Midsummer is one of the oldest celebrations in Sweden, and as with most holidays, it’s surrounded by weird traditions. One of the weirdest, and of course most important, is to dress a maypole with leaves and flowers and then dance around it in a circle while, among other things, reenacting little frogs. Everyone skips happily around the pole and sings “Little frogs, little frogs are funny to see, they have no ears and tails, they have no ears and tails”. It’s really pretty odd.

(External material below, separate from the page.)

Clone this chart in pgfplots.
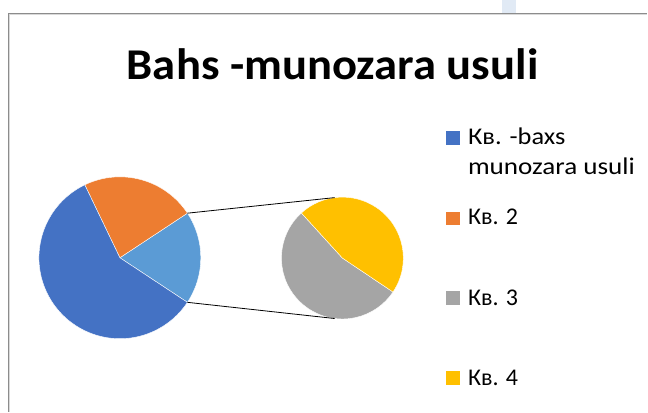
\documentclass[border=0pt]{standalone}
\usepackage{pgfplots}
\pgfplotsset{compat=1.18}
\usepackage{pgfplotstable}
\usetikzlibrary{calc}
\usepackage{fontspec}
\setmainfont{Carlito}
\definecolor{cA}{HTML}{4472C4}
\definecolor{cB}{HTML}{ED7D31}
\definecolor{cC}{HTML}{A5A5A5}
\definecolor{cD}{HTML}{FFC000}
\definecolor{cO}{HTML}{5B9BD5}
\definecolor{frame}{HTML}{8C8C8C}
\definecolor{framelight}{HTML}{D9D9D9}
\definecolor{pale}{HTML}{E1EAF5}
\pgfplotstableread{
value
8.2
3.2
1.4
1.2
}\piedata
\pgfplotstablegetelem{0}{value}\of\piedata \let\va\pgfplotsretval
\pgfplotstablegetelem{1}{value}\of\piedata \let\vb\pgfplotsretval
\pgfplotstablegetelem{2}{value}\of\piedata \let\vc\pgfplotsretval
\pgfplotstablegetelem{3}{value}\of\piedata \let\vd\pgfplotsretval
\pgfmathsetmacro\total{\va+\vb+\vc+\vd}
\pgfmathsetmacro\other{\vc+\vd}
\pgfmathsetmacro\half{180*\other/\total}
\pgfmathsetmacro\aS{-\half}
\pgfmathsetmacro\aE{\half}
\pgfmathsetmacro\bE{\aE+360*\vb/\total}
\pgfmathsetmacro\cE{360-\half}
\pgfmathsetmacro\sS{132.3}
\pgfmathsetmacro\sM{\sS+360*\vc/\other}
\pgfmathsetmacro\sE{\sS+360}
\begin{document}
\begin{tikzpicture}
\begin{axis}[x=1pt,y=1pt,xmin=0,xmax=648,ymin=0,ymax=412,
  hide axis,clip=false,scale only axis]
\path (axis cs:0,0) rectangle (axis cs:648,412);
% screenshot details
\fill[pale] (axis cs:502,398.7) rectangle (axis cs:516.5,412);
\draw[framelight,line width=1pt] (axis cs:10,0) -- (axis cs:10,397.2) -- (axis cs:648,397.2);
\draw[frame,line width=1.2pt] (axis cs:8.8,0) -- (axis cs:8.8,398.4) -- (axis cs:648,398.4);
% title
\node[anchor=base,inner sep=0pt,xscale=1.06,font=\fontsize{44}{52}\selectfont\bfseries] at (axis cs:332.9,332.7) {Bahs -munozara usuli};
% main pie
\def\cx{120}\def\cy{154}\def\r{81}
\filldraw[fill=cO,draw=white,line width=0.4pt] (axis cs:\cx,\cy) -- ++(\aS:\r) arc[start angle=\aS,end angle=\aE,radius=\r] -- cycle;
\filldraw[fill=cB,draw=white,line width=0.4pt] (axis cs:\cx,\cy) -- ++(\aE:\r) arc[start angle=\aE,end angle=\bE,radius=\r] -- cycle;
\filldraw[fill=cA,draw=white,line width=0.4pt] (axis cs:\cx,\cy) -- ++(\bE:\r) arc[start angle=\bE,end angle=\cE,radius=\r] -- cycle;
% secondary pie
\def\sx{342.7}\def\sy{153.7}\def\sr{61}
\filldraw[fill=cC,draw=white,line width=0.4pt] (axis cs:\sx,\sy) -- ++(\sS:\sr) arc[start angle=\sS,end angle=\sM,radius=\sr] -- cycle;
\filldraw[fill=cD,draw=white,line width=0.4pt] (axis cs:\sx,\sy) -- ++(\sM:\sr) arc[start angle=\sM,end angle=\sE,radius=\sr] -- cycle;
% connector lines
\draw[black,line width=0.8pt] (axis cs:\cx,\cy) ++(\aE:\r) -- ($(axis cs:\sx,\sy)+(97.3:\sr)$);
\draw[black,line width=0.8pt] (axis cs:\cx,\cy) ++(\aS:\r) -- ($(axis cs:\sx,\sy)+(262.7:\sr)$);
% legend
\fill[cA] (axis cs:446,267) rectangle (axis cs:460.7,281.3);
\fill[cB] (axis cs:446,187) rectangle (axis cs:460.7,200.3);
\fill[cC] (axis cs:446,106.3) rectangle (axis cs:460.7,120.3);
\fill[cD] (axis cs:446,26.3) rectangle (axis cs:460.7,40.3);
\begin{scope}[every node/.style={anchor=base west,inner sep=0pt,font=\fontsize{24}{29}\selectfont}]
\node[xscale=1.1] at (axis cs:468.3,267) {Кв. -baxs};
\node[xscale=1.13] at (axis cs:468.3,237) {munozara usuli};
\node at (axis cs:468.3,187) {Кв. 2};
\node at (axis cs:468.3,106.3) {Кв. 3};
\node at (axis cs:468.3,26.3) {Кв. 4};
\end{scope}
\end{axis}
\end{tikzpicture}
\end{document}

The maypole is some sort of phallus symbol (there always seems to be a penis-replica somewhere, doesn’t it?) of potency and fertilization, but I have no idea of where the frogs came from. Maybe from France. I don’t know if I think frogs are that funny either, ears or no ears. Frogs are frogs if you ask me. Anyhow, weird as it is, it’s also pretty nice. People dress up, bring a picnic basket and wishes each other a happy summer. This year, I skipped the whole maypole-frog-thing, though, mainly because a) it was pouring down rain for about 48 hours straight and b) I’m 30 and don’t have any kids as an alibi, so I don’t think I could pull it off.
Another tradition that I also skipped is eating pickled herring for lunch. Normally, a Midsummer lunch consists of herring, new potatoes with dill, sour cream and chives. Since it’s Sweden, most people will have meatballs too. We eat meatballs on any holiday: Christmas, Easter, Midsummer, it’s our thing. While I love meatballs, I’m not a huge fan of pickled herring. I’ll eat a few pieces but I don’t want it to be the main component of my lunch. Instead, I made this mango-shrimp salad I found in a magazine. It’s absolutely foolproof but looks beautiful and tastes fantastic.
Here’s how you do: peel the shrimps, chop an avocado, a mango and some coriander and put in a bowl. Make a dressing of lemon and lime juice, olive oil, chopped up chili and garlic, salt and pepper. Add this to your salad. Eat on its own or as a part of a buffet. As I said, absolutely foolproof.